Designing for Resilience: How Organizations Can Adapt to Global Challenges
Organizations face unprecedented disruption from climate change, political instability, economic uncertainty, and technological shifts. Resilience—the ability to adapt and thrive amid change—has become essential for survival. This insight examines practical strategies for building resilience into organizational structures and programs.
What is organizational resilience?
Organizational resilience is a company’s capacity to:
- Anticipate potential threats
- Withstand disruptions
- Recover effectively
- Transform operations when needed
Key resilience-building strategies
- Develop distributed leadership
Centralized decision-making creates bottlenecks during crises. You can strengthen your organization by:
- Training leaders at all levels
- Giving teams authority to act within clear boundaries
- Creating redundancy in critical leadership roles
- Build operational flexibility
Rigid systems break under pressure.

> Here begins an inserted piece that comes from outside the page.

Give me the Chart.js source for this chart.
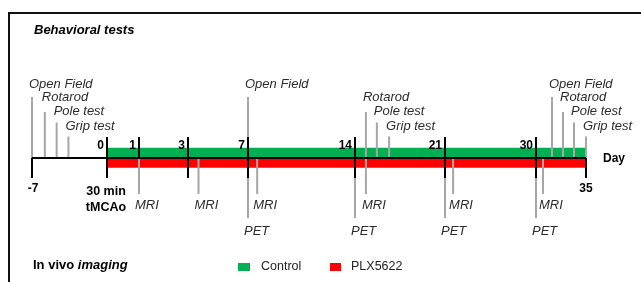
<!DOCTYPE html>
<html>
<head>
<meta charset="utf-8">
<script src="https://cdn.jsdelivr.net/npm/chart.js@4.4.1/dist/chart.umd.min.js"></script>
<style>
  html, body { margin: 0; padding: 0; background: #fff; }
  #wrap { width: 641px; height: 282px; }
</style>
</head>
<body>
<div id="wrap"><canvas id="timeline" width="641" height="282"></canvas></div>
<script>
// ---- data ----
const tickDays = [-7, 0, 1, 3, 7, 14, 21, 30, 35];
const tickLabels = ['-7', '0', '1', '3', '7', '14', '21', '30', '35'];
const testNames = ['Open Field', 'Rotarod', 'Pole test', 'Grip test',
                   'Open Field',
                   'Rotarod', 'Pole test', 'Grip test',
                   'Open Field', 'Rotarod', 'Pole test', 'Grip test'];
const testDays = [-7, -5.8, -4.7, -3.6, 7, 14.85, 15.7, 16.65, 31.6, 32.7, 33.8, 35];
const mriDays = [1, 3.7, 7.6, 14.85, 21.8, 30.7];
const petDays = [7, 14, 21, 30];
const groups = ['Control', 'PLX5622'];
const treatStart = 0;
const treatEnd = 35;

// ---- layout ----
// the drawing is not to scale: where each tick day sits across the width
const axisStops = [32, 107, 139, 188, 248, 355, 445, 536, 586].map(p => p / 641);
// heights in px above (+) or below (-) the axis line
const testLevel = { 'Open Field': 61, 'Rotarod': 46, 'Pole test': 35.5, 'Grip test': 21.5 };
const testLabelLevel = { 'Open Field': 74, 'Rotarod': 61, 'Pole test': 47, 'Grip test': 32 };
const groupColors = ['#00b050', '#ff0000'];
const grey = '#a6a6a6';

// piecewise linear day axis
class TimelineScale extends Chart.LinearScale {
  getPixelForValue(value) {
    if (value === null || value === undefined || isNaN(value)) return NaN;
    let i = 1;
    while (i < tickDays.length - 1 && value > tickDays[i]) i++;
    const t = (value - tickDays[i - 1]) / (tickDays[i] - tickDays[i - 1]);
    const f = axisStops[i - 1] + t * (axisStops[i] - axisStops[i - 1]);
    return this.left + f * this.width;
  }
}
TimelineScale.id = 'timeline';
TimelineScale.defaults = Chart.LinearScale.defaults;
Chart.register(TimelineScale);

// grey event lines
const greyPts = [];
testDays.forEach((d, i) => greyPts.push({x: d, y: testLevel[testNames[i]]}, {x: d, y: 0}, {x: d, y: null}));
mriDays.forEach(d => greyPts.push({x: d, y: 0}, {x: d, y: -36}, {x: d, y: null}));
petDays.forEach(d => greyPts.push({x: d, y: 0}, {x: d, y: -60}, {x: d, y: null}));

// black axis and tick marks
const blackPts = [{x: tickDays[0], y: 0}, {x: treatEnd, y: 0}, {x: 0, y: null}];
tickDays.forEach(d => {
  let top = 21, bottom = -20;
  if (d === -7 || d === 35) top = 0;
  if (d === 1) bottom = 1;
  blackPts.push({x: d, y: top}, {x: d, y: bottom}, {x: d, y: null});
});

const labelsPlugin = {
  id: 'labels',
  beforeDraw(chart) {
    const c = chart.ctx;
    c.save();
    c.fillStyle = '#fff';
    c.fillRect(0, 0, chart.width, chart.height);
    c.restore();
  },
  afterDatasetsDraw(chart) {
    const c = chart.ctx;
    const px = d => chart.scales.x.getPixelForValue(d);
    const py = v => chart.scales.y.getPixelForValue(v);
    c.save();
    c.strokeStyle = '#111';
    c.lineWidth = 2;
    c.strokeRect(9, 13, 700, 400);

    c.textBaseline = 'middle';
    c.fillStyle = '#2b2b2b';
    c.font = 'italic 13px "Liberation Sans"';
    c.textAlign = 'left';
    testNames.forEach((n, i) => c.fillText(n, px(testDays[i]) - 3, py(testLabelLevel[n])));
    mriDays.forEach(d => c.fillText('MRI', px(d) - 4, py(-47)));
    petDays.forEach(d => c.fillText('PET', px(d) - 4, py(-73)));

    c.fillStyle = '#000';
    c.font = 'bold 12px "Liberation Sans"';
    tickDays.forEach((d, i) => {
      if (d === -7 || d === 35) {
        c.textAlign = 'center';
        c.fillText(tickLabels[i], px(d) + (d < 0 ? 1 : 0), py(-31));
      } else {
        c.textAlign = 'right';
        c.fillText(tickLabels[i], px(d) - 3, py(12));
      }
    });
    c.textAlign = 'left';
    c.fillText('Day', px(treatEnd) + 17, py(-1));

    c.font = 'bold 12.5px "Liberation Sans"';
    c.textAlign = 'center';
    c.fillText('30 min', px(0) - 1, py(-34));
    c.fillText('tMCAo', px(0) - 1, py(-50));

    c.textAlign = 'left';
    c.font = 'bold italic 13px "Liberation Sans"';
    c.fillText('Behavioral tests', 34, 30);
    c.font = 'bold 13px "Liberation Sans"';
    c.fillText('In vivo ', 33, 265);
    const w = c.measureText('In vivo ').width;
    c.font = 'bold italic 13px "Liberation Sans"';
    c.fillText('imaging', 33 + w, 265);

    // legend
    c.font = '12.5px "Liberation Sans"';
    c.fillStyle = groupColors[0];
    c.fillRect(238, 263, 12, 8);
    c.fillStyle = groupColors[1];
    c.fillRect(330, 263, 11, 8);
    c.fillStyle = '#222';
    c.fillText(groups[0], 261, 267);
    c.fillText(groups[1], 351, 267);
    c.restore();
  }
};

new Chart(document.getElementById('timeline'), {
  type: 'line',
  data: {
    datasets: [
      {
        type: 'bar',
        indexAxis: 'y',
        label: 'treatment',
        data: [{x: [treatStart, treatEnd], y: 5.5}, {x: [treatStart, treatEnd], y: -5}],
        backgroundColor: groupColors,
        borderWidth: 0,
        barThickness: 9,
        order: 3
      },
      {
        label: 'events',
        data: greyPts,
        borderColor: grey,
        borderWidth: 2,
        pointRadius: 0,
        spanGaps: false,
        tension: 0,
        order: 2
      },
      {
        label: 'axis',
        data: blackPts,
        borderColor: '#000',
        borderWidth: 2,
        pointRadius: 0,
        spanGaps: false,
        tension: 0,
        order: 1
      }
    ]
  },
  options: {
    responsive: false,
    animation: false,
    events: [],
    layout: { padding: 0, autoPadding: false },
    plugins: { legend: { display: false }, tooltip: { enabled: false } },
    scales: {
      x: { type: 'timeline', display: false, offset: false, min: -7, max: 35 },
      y: { type: 'linear', display: false, offset: false, grace: 0, min: -124, max: 158 }
    }
  },
  plugins: [labelsPlugin]
});
</script>
</body>
</html>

Flexible operations adapt.
Actions to take:
- Design modular processes that can function independently
- Cross-train staff on essential functions
- Maintain excess capacity in critical systems (15-20%)
- Create information transparency
Information hoarding harms resilience. Research shows organizations with transparent information flows respond 40% faster to disruptions.
Implementation steps:
- Audit your current information sharing practices
- Remove unnecessary gatekeeping
- Create standardized crisis communication protocols
- Test information flow regularly
- Diversify resources and relationships
Organizations reliant on single suppliers, customers, or funding sources remain vulnerable.
Practical approaches:
- Map all critical dependencies
- Develop backup suppliers and partners
- Create alternative revenue streams
- Build relationships across different sectors and regions
- Foster a learning culture
Resilient organizations learn constantly and adapt quickly.
How you can develop this:
- Schedule regular after-action reviews
- Reward candid assessment of failures
- Document and share lessons across the organization
- Update practices based on new information
Measuring resilience
Track these metrics to assess your resilience:
- Recovery time after disruptions
- Adaptability score (how quickly new approaches are implemented)

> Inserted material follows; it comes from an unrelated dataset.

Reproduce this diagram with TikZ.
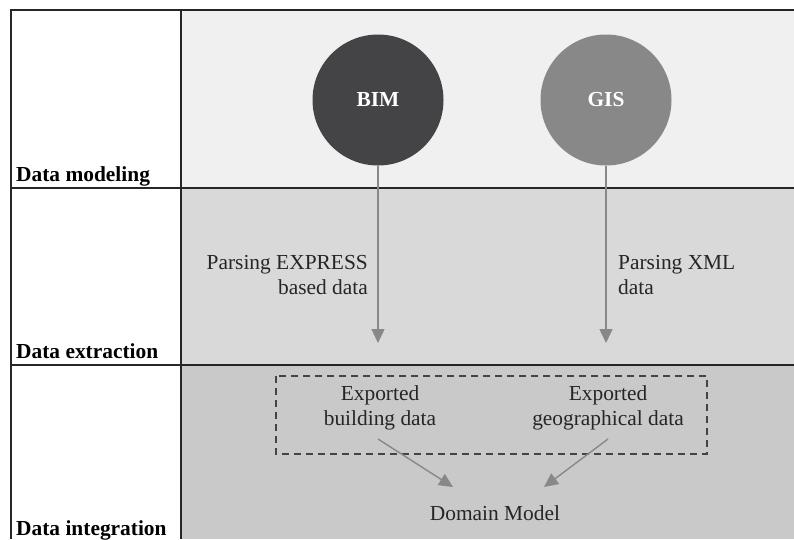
\documentclass[tikz,border=0pt]{standalone}
\usepackage{fontspec}
\setmainfont{Liberation Serif}
\usetikzlibrary{arrows.meta,calc}
\definecolor{rowA}{HTML}{F0F0F0}
\definecolor{rowB}{HTML}{D9D9D9}
\definecolor{rowC}{HTML}{C9C9C9}
\definecolor{bimcol}{HTML}{444446}
\definecolor{giscol}{HTML}{888888}
\definecolor{arrcol}{HTML}{888888}
\definecolor{dashcol}{HTML}{444444}
\tikzset{
  gridline/.style={line width=2pt, draw=black!85},
  rowlabel/.style={font=\fontsize{21.4}{25}\selectfont\bfseries, anchor=base west, inner sep=0pt},
  srcnode/.style={circle, minimum size=131pt, inner sep=0pt, text=white, font=\fontsize{21.4}{25}\selectfont\bfseries},
  txt/.style={font=\fontsize{21.4}{25}\selectfont, inner sep=0pt, text=black!85},
  arr/.style={draw=arrcol, line width=1.4pt, -{Triangle[length=14pt,width=13pt]}},
  groupbox/.style={draw=dashcol, line width=2pt, dash pattern=on 7pt off 5pt}
}
\begin{document}
\begin{tikzpicture}[x=1pt,y=-1pt]
\useasboundingbox (0,0) rectangle (794,539);
% row backgrounds
\fill[white] (11,10) rectangle (181,539);
\fill[rowA] (181,10) rectangle (794,188);
\fill[rowB] (181,188) rectangle (794,365);
\fill[rowC] (181,365) rectangle (794,539);
% grid
\draw[gridline] (11,539) -- (11,10) -- (794,10);
\draw[gridline] (181,10) -- (181,539);
\draw[gridline] (11,188) -- (794,188);
\draw[gridline] (11,365) -- (794,365);
% row labels
\node[rowlabel] (l1) at (16,181) {Data modeling};
\node[rowlabel] (l2) at (16,358) {Data extraction};
\node[rowlabel] (l3) at (16,535) {Data integration};
% sources
\node[srcnode, fill=bimcol] (bim) at (378,100) {BIM};
\node[srcnode, fill=giscol] (gis) at (606,100) {GIS};
\coordinate (bimend) at (378,343);
\coordinate (gisend) at (606,343);
\draw[arr] (bim.south) -- (bimend);
\draw[arr] (gis.south) -- (gisend);
\node[txt, align=right, anchor=east] (pe) at (368,275) {Parsing EXPRESS\\based data};
\node[txt, align=left, anchor=west] (px) at (618,275) {Parsing XML\\data};
% integration
\draw[groupbox] (276,376) rectangle (707,454);
\node[txt, align=center] (eb) at (380,408) {Exported\\building data};
\node[txt, align=center] (eg) at (608,408) {Exported\\geographical data};
\node[txt] (dm) at (495,513) {Domain Model};
\coordinate (ebs) at (378,439);
\coordinate (egs) at (608,439);
\coordinate (dmL) at (453,487);
\coordinate (dmR) at (544,487);
\draw[arr] (ebs) -- (dmL);
\draw[arr] (egs) -- (dmR);
\end{tikzpicture}
\end{document}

- Resource redundancy percentages
- Cross-training levels of key staff
- Scenario planning frequency
Next steps
Resilience isn’t built overnight. Start with an honest assessment of your current vulnerabilities. Prioritize addressing the most critical gaps first. The most effective approach combines structural changes with cultural shifts toward greater adaptability.
Remember: resilience requires continuous attention, not one-time fixes.